Dans la foulée M. Khan se voyait invité sur tous les plateaux télés, répétant à loisir ses accusations contre Donald Trump, qui se fendait d’une nouvelle volée de tweets rageurs.

Résultat : quatre jours après ses six minutes d’antenne, la joute entre M. Khan et Donald Trump faisait toujours la une des journaux. Avec comme grand vainqueur le digne intervenant démocrate, et comme grand vaincu Donald Trump. Le candidat républicain se voyait critiqué sur le fond, car l’intervention de M. Khan avait démontré combien ses propos, assimilant tous les musulmans à des terroristes, étaient abusifs. Ce qui était le but de la manoeuvre. Mais Trump se voyait surtout critiqué sur la forme, et cela au sein de son propre camp, pour sa très mauvaise gestion de l’affaire. Plutôt que d’ignorer les attaques de M. Khan, qui auraient été noyées dans le flot d’invectives dont Trump fut l’objet pendant la convention démocrate, il les avaient relevées et leur avait donné une résonance démesurée. Double erreur tactique. Un, son comportement illustrait, à nouveau si nécessaire, l’étendue de son narcissisme et de sa susceptibilité. Deux, et encore plus grave, cela remettait en question sa capacité même à occuper la Maison Blanche. Car Trump venait de démontrer qu’il n’avait pas le sang-froid nécessaire à la fonction. En politique il faut savoir ignorer certaines critiques. Savoir encaisser et se taire. Il faut avoir la peau dure et non pas les émotions à fleur de peau. L’impétuosité d’un Trump pourrait avoir des conséquences désastreuses, s’il parvenait aux affaires … Or les Démocrates venaient de passer quatre soirées à dénoncer Donald Trump comme à la fois indigne et incapable d’être président…

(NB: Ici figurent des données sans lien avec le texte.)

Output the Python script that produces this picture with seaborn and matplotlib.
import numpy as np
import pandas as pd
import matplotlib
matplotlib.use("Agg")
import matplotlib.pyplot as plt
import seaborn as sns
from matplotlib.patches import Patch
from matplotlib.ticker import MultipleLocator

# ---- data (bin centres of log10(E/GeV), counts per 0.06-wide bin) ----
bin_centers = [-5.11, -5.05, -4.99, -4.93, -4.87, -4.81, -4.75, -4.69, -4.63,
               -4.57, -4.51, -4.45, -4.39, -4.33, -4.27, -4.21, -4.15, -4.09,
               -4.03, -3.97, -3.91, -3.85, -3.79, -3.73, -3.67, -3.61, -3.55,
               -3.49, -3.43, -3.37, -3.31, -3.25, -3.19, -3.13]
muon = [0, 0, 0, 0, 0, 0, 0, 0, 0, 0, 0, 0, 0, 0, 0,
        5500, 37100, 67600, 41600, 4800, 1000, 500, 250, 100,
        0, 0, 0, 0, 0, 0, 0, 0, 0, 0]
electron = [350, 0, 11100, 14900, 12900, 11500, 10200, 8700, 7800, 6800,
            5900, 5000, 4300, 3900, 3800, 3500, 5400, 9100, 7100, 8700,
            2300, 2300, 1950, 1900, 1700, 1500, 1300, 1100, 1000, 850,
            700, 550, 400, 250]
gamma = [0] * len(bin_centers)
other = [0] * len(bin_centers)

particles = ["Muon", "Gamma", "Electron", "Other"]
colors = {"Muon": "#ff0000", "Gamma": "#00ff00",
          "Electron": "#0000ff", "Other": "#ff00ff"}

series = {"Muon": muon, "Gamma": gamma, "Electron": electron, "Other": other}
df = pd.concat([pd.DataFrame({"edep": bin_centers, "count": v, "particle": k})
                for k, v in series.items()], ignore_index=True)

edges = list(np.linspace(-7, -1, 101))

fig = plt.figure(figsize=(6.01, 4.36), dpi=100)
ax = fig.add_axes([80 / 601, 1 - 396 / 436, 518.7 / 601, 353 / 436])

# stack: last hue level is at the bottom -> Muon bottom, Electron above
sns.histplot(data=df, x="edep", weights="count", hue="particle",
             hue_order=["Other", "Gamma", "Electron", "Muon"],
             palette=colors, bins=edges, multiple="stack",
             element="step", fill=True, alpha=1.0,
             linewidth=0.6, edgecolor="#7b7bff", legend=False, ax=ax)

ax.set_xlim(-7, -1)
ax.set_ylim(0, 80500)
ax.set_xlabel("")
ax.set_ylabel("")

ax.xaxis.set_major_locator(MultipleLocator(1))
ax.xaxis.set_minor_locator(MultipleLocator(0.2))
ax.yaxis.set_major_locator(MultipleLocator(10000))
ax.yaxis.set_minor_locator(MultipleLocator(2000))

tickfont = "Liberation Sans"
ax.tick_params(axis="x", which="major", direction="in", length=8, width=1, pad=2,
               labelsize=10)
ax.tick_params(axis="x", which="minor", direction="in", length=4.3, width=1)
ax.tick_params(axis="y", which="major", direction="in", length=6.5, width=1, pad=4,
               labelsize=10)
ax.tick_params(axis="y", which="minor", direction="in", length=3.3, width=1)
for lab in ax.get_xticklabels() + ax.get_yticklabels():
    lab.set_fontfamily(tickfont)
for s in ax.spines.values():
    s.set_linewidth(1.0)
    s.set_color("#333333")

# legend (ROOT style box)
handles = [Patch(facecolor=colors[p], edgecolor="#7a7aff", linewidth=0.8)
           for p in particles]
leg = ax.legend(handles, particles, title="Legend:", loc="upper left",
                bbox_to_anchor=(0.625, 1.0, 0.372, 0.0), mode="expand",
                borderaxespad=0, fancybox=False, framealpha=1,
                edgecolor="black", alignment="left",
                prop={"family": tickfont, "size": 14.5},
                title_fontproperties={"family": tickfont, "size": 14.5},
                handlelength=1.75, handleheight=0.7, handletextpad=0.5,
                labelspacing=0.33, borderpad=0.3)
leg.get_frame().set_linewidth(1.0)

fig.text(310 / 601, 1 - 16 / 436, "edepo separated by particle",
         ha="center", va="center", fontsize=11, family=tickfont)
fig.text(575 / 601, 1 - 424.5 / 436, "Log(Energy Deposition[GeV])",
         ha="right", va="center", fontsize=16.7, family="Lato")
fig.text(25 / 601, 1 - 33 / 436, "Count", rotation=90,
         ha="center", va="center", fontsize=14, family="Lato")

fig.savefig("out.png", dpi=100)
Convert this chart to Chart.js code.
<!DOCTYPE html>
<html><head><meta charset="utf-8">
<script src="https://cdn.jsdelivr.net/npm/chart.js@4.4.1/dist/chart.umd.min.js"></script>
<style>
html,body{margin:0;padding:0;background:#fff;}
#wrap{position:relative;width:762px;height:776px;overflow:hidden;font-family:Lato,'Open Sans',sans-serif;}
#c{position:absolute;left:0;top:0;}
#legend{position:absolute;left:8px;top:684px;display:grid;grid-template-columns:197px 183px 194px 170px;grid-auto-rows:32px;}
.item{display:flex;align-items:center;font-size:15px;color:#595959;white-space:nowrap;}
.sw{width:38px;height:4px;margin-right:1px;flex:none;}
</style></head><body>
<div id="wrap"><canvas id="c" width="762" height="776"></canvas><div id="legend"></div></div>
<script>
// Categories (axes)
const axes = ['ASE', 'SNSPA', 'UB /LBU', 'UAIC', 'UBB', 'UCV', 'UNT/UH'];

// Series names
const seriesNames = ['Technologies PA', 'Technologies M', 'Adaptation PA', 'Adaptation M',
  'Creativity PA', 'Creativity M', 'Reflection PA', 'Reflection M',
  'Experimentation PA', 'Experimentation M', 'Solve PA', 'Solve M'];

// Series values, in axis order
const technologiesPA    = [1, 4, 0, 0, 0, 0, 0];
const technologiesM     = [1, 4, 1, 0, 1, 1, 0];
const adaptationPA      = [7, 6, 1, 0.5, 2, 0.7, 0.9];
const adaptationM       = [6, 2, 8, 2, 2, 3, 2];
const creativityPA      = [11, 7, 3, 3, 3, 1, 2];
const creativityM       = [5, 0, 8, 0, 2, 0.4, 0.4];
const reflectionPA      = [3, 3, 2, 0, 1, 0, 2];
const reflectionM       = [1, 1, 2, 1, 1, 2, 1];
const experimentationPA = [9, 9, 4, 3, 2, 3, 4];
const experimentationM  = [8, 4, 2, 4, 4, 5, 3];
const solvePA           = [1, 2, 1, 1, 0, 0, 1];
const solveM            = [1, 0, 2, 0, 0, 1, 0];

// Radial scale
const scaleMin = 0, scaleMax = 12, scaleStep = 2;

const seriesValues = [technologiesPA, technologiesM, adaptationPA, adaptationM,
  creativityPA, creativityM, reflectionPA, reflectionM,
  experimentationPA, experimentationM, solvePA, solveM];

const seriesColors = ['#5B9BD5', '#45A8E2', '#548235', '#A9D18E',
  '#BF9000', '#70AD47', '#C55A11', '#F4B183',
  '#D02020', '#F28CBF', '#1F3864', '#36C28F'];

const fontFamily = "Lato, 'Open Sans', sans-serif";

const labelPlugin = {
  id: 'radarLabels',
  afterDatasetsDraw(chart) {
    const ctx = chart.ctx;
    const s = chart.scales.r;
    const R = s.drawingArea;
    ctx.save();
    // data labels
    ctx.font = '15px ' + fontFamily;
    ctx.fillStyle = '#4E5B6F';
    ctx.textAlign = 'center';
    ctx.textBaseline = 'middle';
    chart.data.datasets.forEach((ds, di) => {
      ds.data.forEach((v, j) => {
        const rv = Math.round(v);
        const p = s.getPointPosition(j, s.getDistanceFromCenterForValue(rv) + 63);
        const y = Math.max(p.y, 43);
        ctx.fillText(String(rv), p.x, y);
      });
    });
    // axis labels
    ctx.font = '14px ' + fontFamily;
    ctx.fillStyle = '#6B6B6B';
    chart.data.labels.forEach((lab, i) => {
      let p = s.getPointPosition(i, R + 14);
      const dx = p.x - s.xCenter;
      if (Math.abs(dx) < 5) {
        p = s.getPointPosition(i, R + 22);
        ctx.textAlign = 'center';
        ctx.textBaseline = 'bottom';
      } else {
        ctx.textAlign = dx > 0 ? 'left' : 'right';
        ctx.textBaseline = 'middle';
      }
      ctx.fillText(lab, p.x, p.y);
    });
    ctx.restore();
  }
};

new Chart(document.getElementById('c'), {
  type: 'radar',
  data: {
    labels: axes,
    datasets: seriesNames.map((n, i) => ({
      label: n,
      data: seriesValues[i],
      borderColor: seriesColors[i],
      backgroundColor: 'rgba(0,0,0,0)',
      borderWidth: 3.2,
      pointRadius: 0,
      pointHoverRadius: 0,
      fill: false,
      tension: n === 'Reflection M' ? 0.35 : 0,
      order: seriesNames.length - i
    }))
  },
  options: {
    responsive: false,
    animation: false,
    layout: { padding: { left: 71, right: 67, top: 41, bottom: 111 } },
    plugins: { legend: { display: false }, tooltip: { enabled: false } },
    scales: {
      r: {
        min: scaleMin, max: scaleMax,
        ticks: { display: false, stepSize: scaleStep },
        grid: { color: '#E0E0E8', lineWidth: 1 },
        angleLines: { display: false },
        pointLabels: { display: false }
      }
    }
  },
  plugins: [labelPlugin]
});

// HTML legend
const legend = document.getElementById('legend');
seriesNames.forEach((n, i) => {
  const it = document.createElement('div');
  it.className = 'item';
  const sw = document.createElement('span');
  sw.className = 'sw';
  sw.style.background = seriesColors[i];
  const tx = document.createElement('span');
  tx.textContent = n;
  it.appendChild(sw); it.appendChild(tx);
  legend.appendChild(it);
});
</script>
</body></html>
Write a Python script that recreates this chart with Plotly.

L’affaire Khan a également réveillé les doutes d’une partie du camp républicain. Trump n’a toujours pas réussi à rallier l’aile conservatrice. Et ceux que sa personne révulsent ne se gênent plus pour le dire. En quelques jours, côté républicain l’optimisme né de la convention de Cleveland a fait place au défaitisme et au fatalisme.

Pourtant la campagne ne fait que commencer. Les interventions de Bernie Sanders et Elizabeth Warren lors de la convention démocrate ont souligné que tout n’allait pas si bien que cela dans l’Amérique de Barack Obama. En dépit de ce que le président a affirmé lui-même à cette même tribune quelques heures plus tard… Les Républicains ne sont pas non plus à court d’arguments contre Hillary Clinton.

Mais tant que Donald Trump sera le sujet du débat, au lieu d’en être l’acteur, ils n’auront aucune chance de les faire entendre.